◆ WHAT TO WORK ON
Set the listing down again exactly, please, apart from its pictures.

◆ DATA BLOCK
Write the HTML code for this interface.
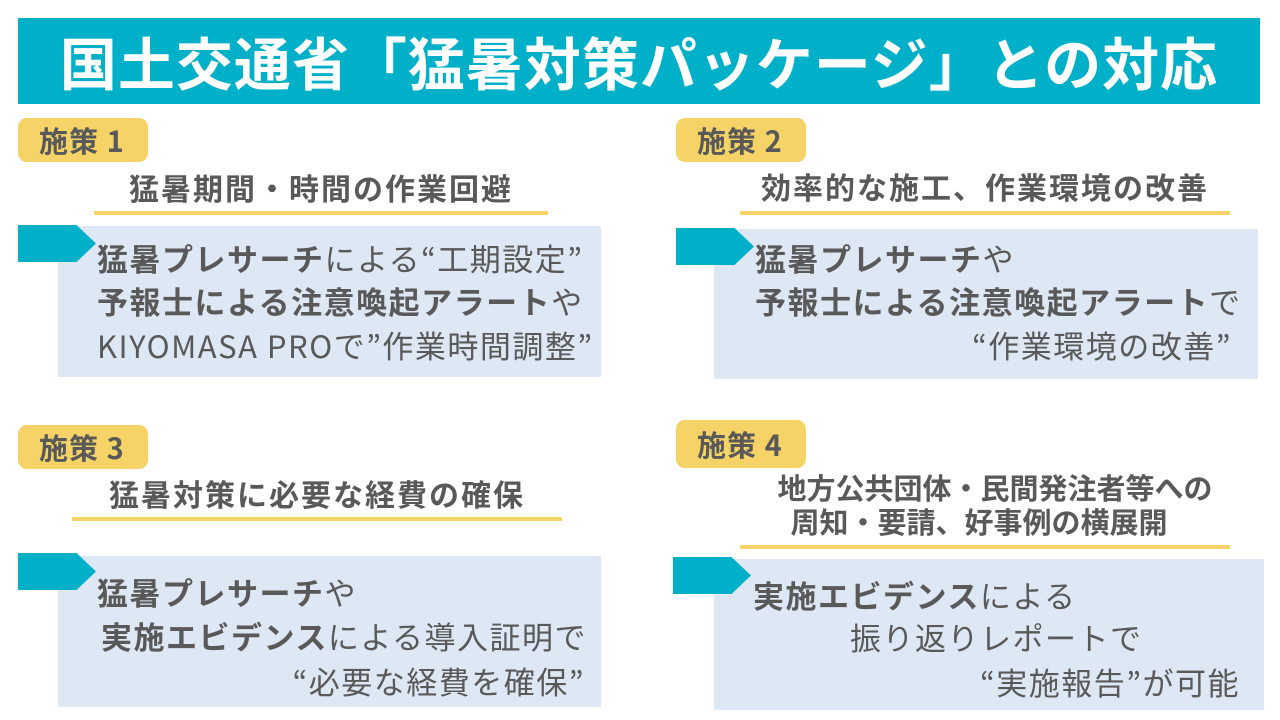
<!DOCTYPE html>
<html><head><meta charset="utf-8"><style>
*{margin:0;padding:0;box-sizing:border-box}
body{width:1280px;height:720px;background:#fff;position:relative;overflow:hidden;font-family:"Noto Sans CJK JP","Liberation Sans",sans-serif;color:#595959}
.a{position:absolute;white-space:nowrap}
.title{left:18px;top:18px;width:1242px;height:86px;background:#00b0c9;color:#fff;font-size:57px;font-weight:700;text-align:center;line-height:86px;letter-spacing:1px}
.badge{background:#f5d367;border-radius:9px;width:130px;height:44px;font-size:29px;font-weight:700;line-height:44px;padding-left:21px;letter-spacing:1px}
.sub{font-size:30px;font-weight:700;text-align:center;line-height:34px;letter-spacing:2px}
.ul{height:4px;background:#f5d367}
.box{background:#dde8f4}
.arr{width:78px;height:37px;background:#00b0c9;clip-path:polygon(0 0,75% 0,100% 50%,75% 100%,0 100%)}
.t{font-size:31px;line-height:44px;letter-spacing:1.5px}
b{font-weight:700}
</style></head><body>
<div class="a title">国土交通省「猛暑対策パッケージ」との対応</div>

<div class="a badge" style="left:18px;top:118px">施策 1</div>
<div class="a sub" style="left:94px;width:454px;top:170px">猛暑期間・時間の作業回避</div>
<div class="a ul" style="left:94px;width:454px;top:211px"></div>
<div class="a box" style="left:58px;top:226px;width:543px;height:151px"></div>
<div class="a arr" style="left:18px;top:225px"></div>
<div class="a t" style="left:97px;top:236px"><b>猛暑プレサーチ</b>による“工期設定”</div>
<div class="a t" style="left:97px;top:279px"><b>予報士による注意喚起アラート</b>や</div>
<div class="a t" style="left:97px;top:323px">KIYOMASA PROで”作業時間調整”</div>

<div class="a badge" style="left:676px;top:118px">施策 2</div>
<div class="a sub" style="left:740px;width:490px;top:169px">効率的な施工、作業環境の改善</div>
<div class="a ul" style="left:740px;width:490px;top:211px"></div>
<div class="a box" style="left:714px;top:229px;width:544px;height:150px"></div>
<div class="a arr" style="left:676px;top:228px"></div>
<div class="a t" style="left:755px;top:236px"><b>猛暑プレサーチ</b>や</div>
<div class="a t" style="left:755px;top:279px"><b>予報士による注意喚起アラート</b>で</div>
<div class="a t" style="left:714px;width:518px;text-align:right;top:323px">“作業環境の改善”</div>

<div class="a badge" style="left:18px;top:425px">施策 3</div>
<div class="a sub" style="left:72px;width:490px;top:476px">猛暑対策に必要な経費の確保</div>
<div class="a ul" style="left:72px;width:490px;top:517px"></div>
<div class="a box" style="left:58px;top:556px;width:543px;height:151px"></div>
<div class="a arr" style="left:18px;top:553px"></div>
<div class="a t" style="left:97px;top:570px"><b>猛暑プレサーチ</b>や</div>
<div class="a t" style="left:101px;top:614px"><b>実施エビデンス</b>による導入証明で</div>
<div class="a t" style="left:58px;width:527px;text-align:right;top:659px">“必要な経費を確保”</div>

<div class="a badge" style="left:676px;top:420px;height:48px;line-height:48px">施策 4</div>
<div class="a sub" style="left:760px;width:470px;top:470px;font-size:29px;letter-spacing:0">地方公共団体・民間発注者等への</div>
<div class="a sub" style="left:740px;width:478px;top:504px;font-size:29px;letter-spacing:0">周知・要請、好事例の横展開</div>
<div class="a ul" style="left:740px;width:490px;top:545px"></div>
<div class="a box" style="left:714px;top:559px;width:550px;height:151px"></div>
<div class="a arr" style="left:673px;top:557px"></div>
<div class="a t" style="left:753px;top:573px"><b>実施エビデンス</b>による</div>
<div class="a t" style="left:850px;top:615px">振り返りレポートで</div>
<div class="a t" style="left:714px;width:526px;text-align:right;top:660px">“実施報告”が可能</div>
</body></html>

◆ TASK SOLUTION
Write the HTML code for this interface.
<!DOCTYPE html>
<html><head><meta charset="utf-8"><style>
*{margin:0;padding:0;box-sizing:border-box}
body{width:1280px;height:720px;background:#fff;position:relative;overflow:hidden;font-family:"Noto Sans CJK JP","Liberation Sans",sans-serif;color:#595959}
.a{position:absolute;white-space:nowrap}
.title{left:18px;top:18px;width:1242px;height:86px;background:#00b0c9;color:#fff;font-size:57px;font-weight:700;text-align:center;line-height:86px;letter-spacing:1px}
.badge{background:#f5d367;border-radius:9px;width:130px;height:44px;font-size:29px;font-weight:700;line-height:44px;padding-left:21px;letter-spacing:1px}
.sub{font-size:30px;font-weight:700;text-align:center;line-height:34px;letter-spacing:2px}
.ul{height:4px;background:#f5d367}
.box{background:#dde8f4}
.arr{width:78px;height:37px;background:#00b0c9;clip-path:polygon(0 0,75% 0,100% 50%,75% 100%,0 100%)}
.t{font-size:31px;line-height:44px;letter-spacing:1.5px}
b{font-weight:700}
</style></head><body>
<div class="a title">国土交通省「猛暑対策パッケージ」との対応</div>

<div class="a badge" style="left:18px;top:118px">施策 1</div>
<div class="a sub" style="left:94px;width:454px;top:170px">猛暑期間・時間の作業回避</div>
<div class="a ul" style="left:94px;width:454px;top:211px"></div>
<div class="a box" style="left:58px;top:226px;width:543px;height:151px"></div>
<div class="a arr" style="left:18px;top:225px"></div>
<div class="a t" style="left:97px;top:236px"><b>猛暑プレサーチ</b>による“工期設定”</div>
<div class="a t" style="left:97px;top:279px"><b>予報士による注意喚起アラート</b>や</div>
<div class="a t" style="left:97px;top:323px">KIYOMASA PROで”作業時間調整”</div>

<div class="a badge" style="left:676px;top:118px">施策 2</div>
<div class="a sub" style="left:740px;width:490px;top:169px">効率的な施工、作業環境の改善</div>
<div class="a ul" style="left:740px;width:490px;top:211px"></div>
<div class="a box" style="left:714px;top:229px;width:544px;height:150px"></div>
<div class="a arr" style="left:676px;top:228px"></div>
<div class="a t" style="left:755px;top:236px"><b>猛暑プレサーチ</b>や</div>
<div class="a t" style="left:755px;top:279px"><b>予報士による注意喚起アラート</b>で</div>
<div class="a t" style="left:714px;width:518px;text-align:right;top:323px">“作業環境の改善”</div>

<div class="a badge" style="left:18px;top:425px">施策 3</div>
<div class="a sub" style="left:72px;width:490px;top:476px">猛暑対策に必要な経費の確保</div>
<div class="a ul" style="left:72px;width:490px;top:517px"></div>
<div class="a box" style="left:58px;top:556px;width:543px;height:151px"></div>
<div class="a arr" style="left:18px;top:553px"></div>
<div class="a t" style="left:97px;top:570px"><b>猛暑プレサーチ</b>や</div>
<div class="a t" style="left:101px;top:614px"><b>実施エビデンス</b>による導入証明で</div>
<div class="a t" style="left:58px;width:527px;text-align:right;top:659px">“必要な経費を確保”</div>

<div class="a badge" style="left:676px;top:420px;height:48px;line-height:48px">施策 4</div>
<div class="a sub" style="left:760px;width:470px;top:470px;font-size:29px;letter-spacing:0">地方公共団体・民間発注者等への</div>
<div class="a sub" style="left:740px;width:478px;top:504px;font-size:29px;letter-spacing:0">周知・要請、好事例の横展開</div>
<div class="a ul" style="left:740px;width:490px;top:545px"></div>
<div class="a box" style="left:714px;top:559px;width:550px;height:151px"></div>
<div class="a arr" style="left:673px;top:557px"></div>
<div class="a t" style="left:753px;top:573px"><b>実施エビデンス</b>による</div>
<div class="a t" style="left:850px;top:615px">振り返りレポートで</div>
<div class="a t" style="left:714px;width:526px;text-align:right;top:660px">“実施報告”が可能</div>
</body></html>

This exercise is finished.